49th Feeding Our Future food fraud suspect arrested at Chicago airport

Professionals stand behind a podium
U.S. Attorney for the District of Minnesota Andrew Luger announces 47 charges and 3 indictments in a massive alleged fraud scheme with Feeding Our Future on Sept. 20.
Ben Hovland | MPR News

Federal prosecutors on Monday charged a 49th defendant in connection with an alleged scheme to defraud federal child nutrition programs.

FBI agents in Chicago arrested Mohamed Muse Noor at O'Hare Airport after investigators learned late Sunday that he had booked a Monday morning flight to Istanbul, Turkey.

The U.S. Attorney's Office in Minneapolis last week announced charges against four dozen others connected to the nonprofit Feeding our Future.
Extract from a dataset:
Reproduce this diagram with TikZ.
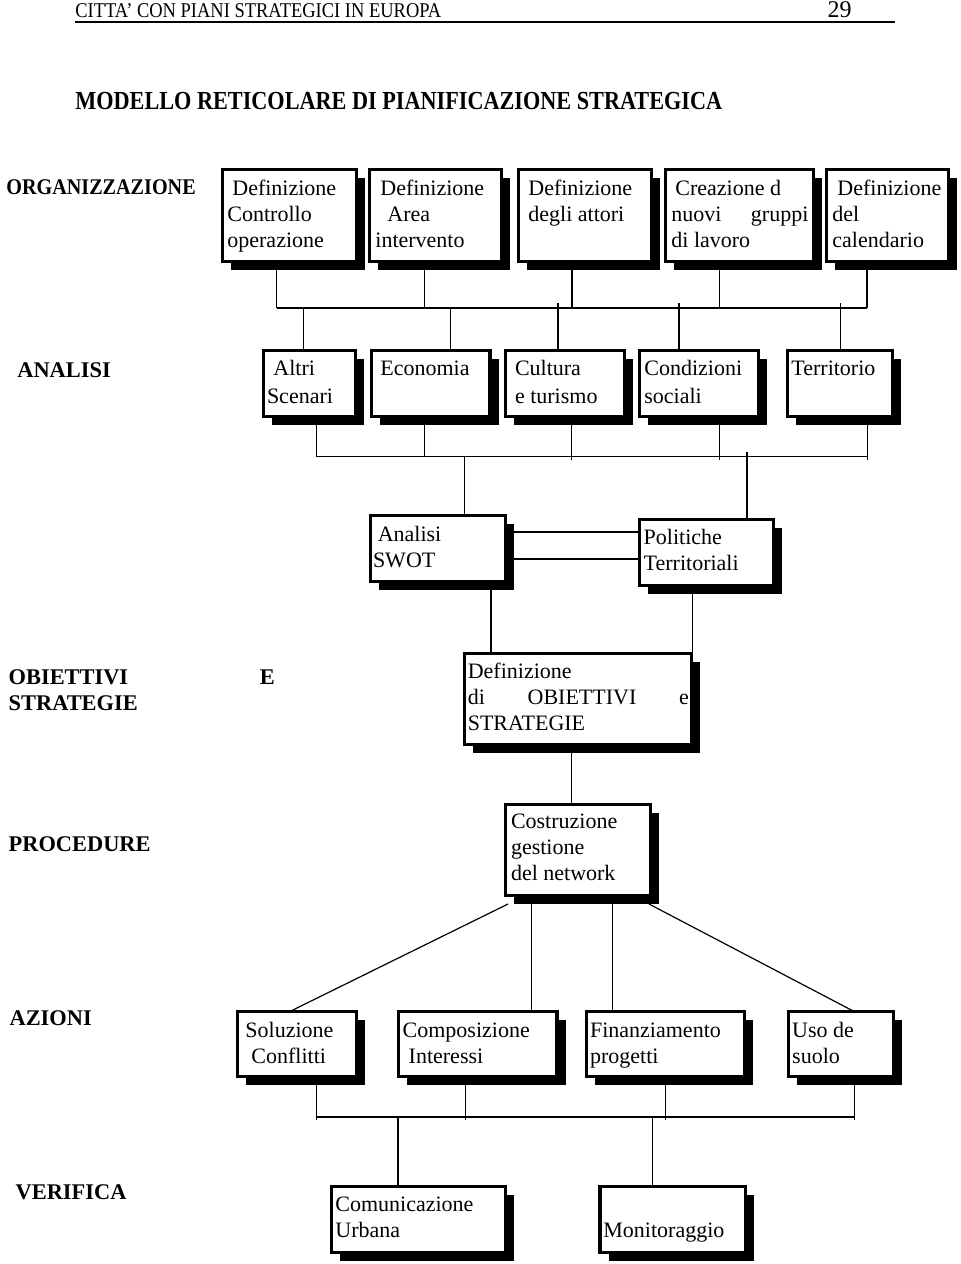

Authorities say the group submitted phony reimbursement claims for millions of meals and used a web of shell companies to launder around $250 million stolen from two U.S. Department of Agriculture nutrition programs.

According to the criminal complaint, Noor allegedly enrolled Xogmaal Media Group, an advertising and marketing company incorporated in November 2020, as a meal site. Within weeks, prosecutors allege that Noor falsely claimed that his firm was serving 1,000 meals per day to children.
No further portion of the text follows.